— BEGIN SOURCE DATA —

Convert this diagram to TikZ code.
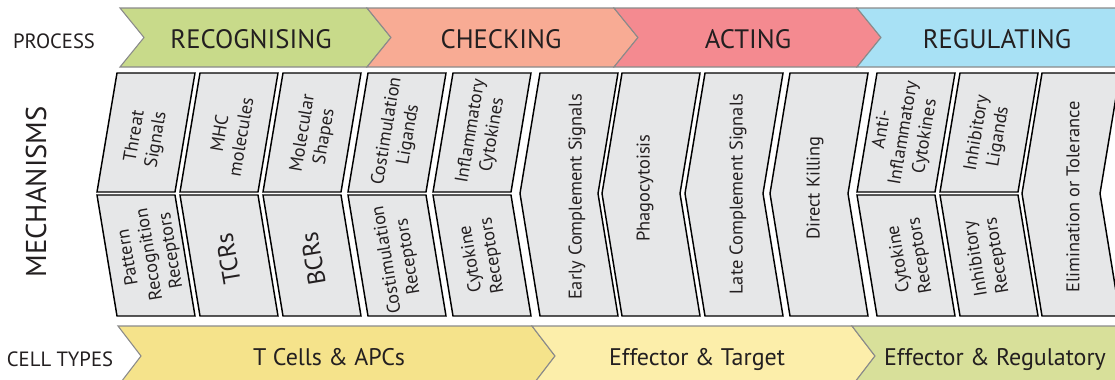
\documentclass[tikz,border=0pt]{standalone}
\usepackage{fontspec}
\setmainfont{PT Sans}

\definecolor{recoggreen}{HTML}{C8DA8A}
\definecolor{checksalmon}{HTML}{F8AB94}
\definecolor{actred}{HTML}{F48A90}
\definecolor{regulblue}{HTML}{A8E1F5}
\definecolor{tcellyellow}{HTML}{F5E38B}
\definecolor{effyellow}{HTML}{FCEEAA}
\definecolor{effgreen}{HTML}{D8E09A}
\definecolor{mechgray}{HTML}{E6E7E8}
\definecolor{edgegray}{HTML}{8A8A8A}
\definecolor{inkgray}{HTML}{231F20}

\tikzset{every picture/.style={line width=0.75pt}}
\tikzset{
	bandbox/.style={draw=edgegray, line width=0.8},
	mechbox/.style={draw=black, fill=mechgray, line width=1.1},
	rowlabel/.style={text=inkgray, anchor=base, font=\fontsize{15.5}{18}\selectfont},
	proclabel/.style={text=inkgray, anchor=base, font=\fontsize{20}{24}\selectfont},
	celllabel/.style={text=inkgray, anchor=base, font=\fontsize{18}{22}\selectfont},
	mechtext/.style={text=inkgray, align=center, inner sep=1pt, font=\fontsize{13.8}{16.3}\selectfont},
	mechbig/.style={text=inkgray, align=center, font=\fontsize{18.5}{22}\selectfont},
	uptext/.style={mechtext, rotate=80.5},
	lowtext/.style={mechtext, rotate=99.5},
	fulltext/.style={mechtext, rotate=90}
}

\begin{document}
\begin{tikzpicture}[x=0.75pt,y=0.75pt,yscale=-1,xscale=1]
	\clip (0,0) rectangle (1115,379); %diagram is 1115 x 379

	%Shape: Chevron [process: recognising]
	\draw [bandbox, fill=recoggreen] (120,8) -- (367,8) -- (391,37.5) -- (367,67) -- (120,67) -- (144,37.5) -- cycle ;
	%Shape: Chevron [process: checking]
	\draw [bandbox, fill=checksalmon] (367,8) -- (614,8) -- (638,37.5) -- (614,67) -- (367,67) -- (391,37.5) -- cycle ;
	%Shape: Chevron [process: acting]
	\draw [bandbox, fill=actred] (614,8) -- (857,8) -- (881,37.5) -- (857,67) -- (614,67) -- (638,37.5) -- cycle ;
	%Shape: Chevron [process: regulating]
	\draw [bandbox, fill=regulblue] (857,8) -- (1125,8) -- (1125,67) -- (857,67) -- (881,37.5) -- cycle ;

	%Shape: Chevron [cells: T cells]
	\draw [bandbox, fill=tcellyellow] (118,326) -- (532,326) -- (555,356) -- (532,386) -- (118,386) -- (141,356) -- cycle ;
	%Shape: Chevron [cells: effector and target]
	\draw [bandbox, fill=effyellow] (532,326) -- (852,326) -- (875,356) -- (852,386) -- (532,386) -- (555,356) -- cycle ;
	%Shape: Chevron [cells: effector and regulatory]
	\draw [bandbox, fill=effgreen] (852,326) -- (1125,326) -- (1125,386) -- (852,386) -- (875,356) -- cycle ;

	%Shape: Polygon [mechanism upper 1]
	\draw [mechbox] (117,73) -- (195,73) -- (175,192) -- (97,192) -- cycle ;
	%Shape: Polygon [mechanism lower 1]
	\draw [mechbox] (97,195) -- (175,195) -- (195,316) -- (117,316) -- cycle ;
	%Shape: Polygon [mechanism upper 2]
	\draw [mechbox] (200,73) -- (278,73) -- (258,192) -- (180,192) -- cycle ;
	%Shape: Polygon [mechanism lower 2]
	\draw [mechbox] (180,195) -- (258,195) -- (278,316) -- (200,316) -- cycle ;
	%Shape: Polygon [mechanism upper 3]
	\draw [mechbox] (283,73) -- (361,73) -- (341,192) -- (263,192) -- cycle ;
	%Shape: Polygon [mechanism lower 3]
	\draw [mechbox] (263,195) -- (341,195) -- (361,316) -- (283,316) -- cycle ;
	%Shape: Polygon [mechanism upper 4]
	\draw [mechbox] (368,73) -- (446,73) -- (426,192) -- (348,192) -- cycle ;
	%Shape: Polygon [mechanism lower 4]
	\draw [mechbox] (348,195) -- (426,195) -- (446,316) -- (368,316) -- cycle ;
	%Shape: Polygon [mechanism upper 5]
	\draw [mechbox] (453,73) -- (531,73) -- (511,192) -- (433,192) -- cycle ;
	%Shape: Polygon [mechanism lower 5]
	\draw [mechbox] (433,195) -- (511,195) -- (531,316) -- (453,316) -- cycle ;
	%Shape: Chevron [mechanism full 6]
	\draw [mechbox] (540,73) -- (618,73) -- (598,193.5) -- (618,316) -- (540,316) -- (520,193.5) -- cycle ;
	%Shape: Chevron [mechanism full 7]
	\draw [mechbox] (622,73) -- (700,73) -- (680,193.5) -- (700,316) -- (622,316) -- (602,193.5) -- cycle ;
	%Shape: Chevron [mechanism full 8]
	\draw [mechbox] (705,73) -- (783,73) -- (763,193.5) -- (783,316) -- (705,316) -- (685,193.5) -- cycle ;
	%Shape: Chevron [mechanism full 9]
	\draw [mechbox] (790,73) -- (868,73) -- (848,193.5) -- (868,316) -- (790,316) -- (770,193.5) -- cycle ;
	%Shape: Polygon [mechanism upper 10]
	\draw [mechbox] (877,73) -- (955,73) -- (935,192) -- (857,192) -- cycle ;
	%Shape: Polygon [mechanism lower 10]
	\draw [mechbox] (857,195) -- (935,195) -- (955,316) -- (877,316) -- cycle ;
	%Shape: Polygon [mechanism upper 11]
	\draw [mechbox] (960,73) -- (1038,73) -- (1018,192) -- (940,192) -- cycle ;
	%Shape: Polygon [mechanism lower 11]
	\draw [mechbox] (940,195) -- (1018,195) -- (1038,316) -- (960,316) -- cycle ;
	%Shape: Chevron [mechanism full 12]
	\draw [mechbox] (1042,73) -- (1120,73) -- (1100,193.5) -- (1120,316) -- (1042,316) -- (1022,193.5) -- cycle ;

	% Text Node
	\draw (54,48) node [rowlabel] (process) {PROCESS};
	% Text Node
	\draw (60,366) node [rowlabel] (celltypes) {CELL TYPES};
	% Text Node
	\draw (36,192) node [text=inkgray, rotate=90, font=\fontsize{21.5}{25}\selectfont] (mechanisms) {MECHANISMS};
	% Text Node
	\draw (251,48) node [proclabel] (recognising) {RECOGNISING};
	% Text Node
	\draw (501,48) node [proclabel] (checking) {CHECKING};
	% Text Node
	\draw (748,48) node [proclabel] (acting) {ACTING};
	% Text Node
	\draw (997,48) node [proclabel] (regulating) {REGULATING};
	% Text Node
	\draw (329,365) node [celllabel] (tcells) {T Cells \& APCs};
	% Text Node
	\draw (697,365) node [celllabel] (efftarget) {Effector \& Target};
	% Text Node
	\draw (995,365) node [celllabel] (effreg) {Effector \& Regulatory};

	% Text Node
	\draw (146,138) node [uptext] (threat) {Threat\\Signals};
	% Text Node
	\draw (150,254) node [lowtext] (prr) {Pattern\\Recognition\\Receptors};
	% Text Node
	\draw (230,135) node [uptext] (mhc) {MHC\\molecules};
	% Text Node
	\draw (228,259) node [mechbig, rotate=99.5] (tcrs) {TCRs};
	% Text Node
	\draw (314,135) node [uptext] (shapes) {Molecular\\Shapes};
	% Text Node
	\draw (313,259) node [mechbig, rotate=99.5] (bcrs) {BCRs};
	% Text Node
	\draw (398,133) node [uptext] (costimlig) {Costimulation\\Ligands};
	% Text Node
	\draw (398,258) node [lowtext] (costimrec) {Costimulation\\Receptors};
	% Text Node
	\draw (482,133) node [uptext] (inflam) {Inflammatory\\Cytokines};
	% Text Node
	\draw (482,257) node [lowtext] (cytorec) {Cytokine\\Receptors};
	% Text Node
	\draw (577,197) node [fulltext] (earlycomp) {Early Complement Signals};
	% Text Node
	\draw (645,188) node [fulltext] (phago) {Phagocytoisis};
	% Text Node
	\draw (738,194) node [fulltext] (latecomp) {Late Complement Signals};
	% Text Node
	\draw (815,188) node [fulltext] (killing) {Direct Killing};
	% Text Node
	\draw (904,133) node [uptext] (antiinflam) {Anti-\\Inflammatory\\Cytokines};
	% Text Node
	\draw (910,257) node [lowtext] (cytorectwo) {Cytokine\\Receptors};
	% Text Node
	\draw (988,135) node [uptext] (inhiblig) {Inhibitory\\Ligands};
	% Text Node
	\draw (987,257) node [lowtext] (inhibrec) {Inhibitory\\Receptors};
	% Text Node
	\draw (1073,197) node [fulltext] (tolerance) {Elimination or Tolerance};

\end{tikzpicture}
\end{document}
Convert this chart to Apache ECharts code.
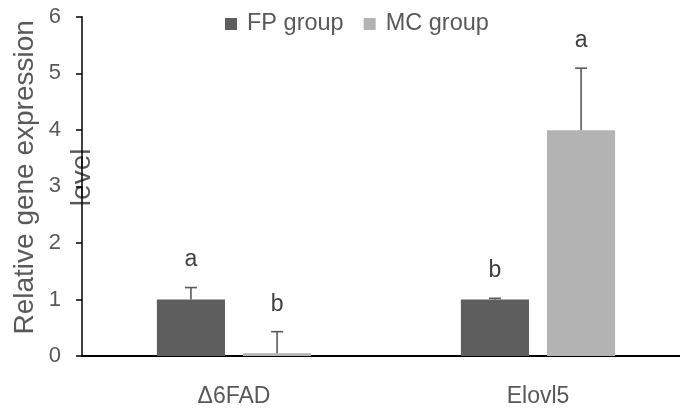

— END SOURCE DATA —

Copy out every line from the data above that has "this" in it.

* ANSWER TO THE EXERCISE
Convert this diagram to TikZ code.
Convert this chart to Apache ECharts code.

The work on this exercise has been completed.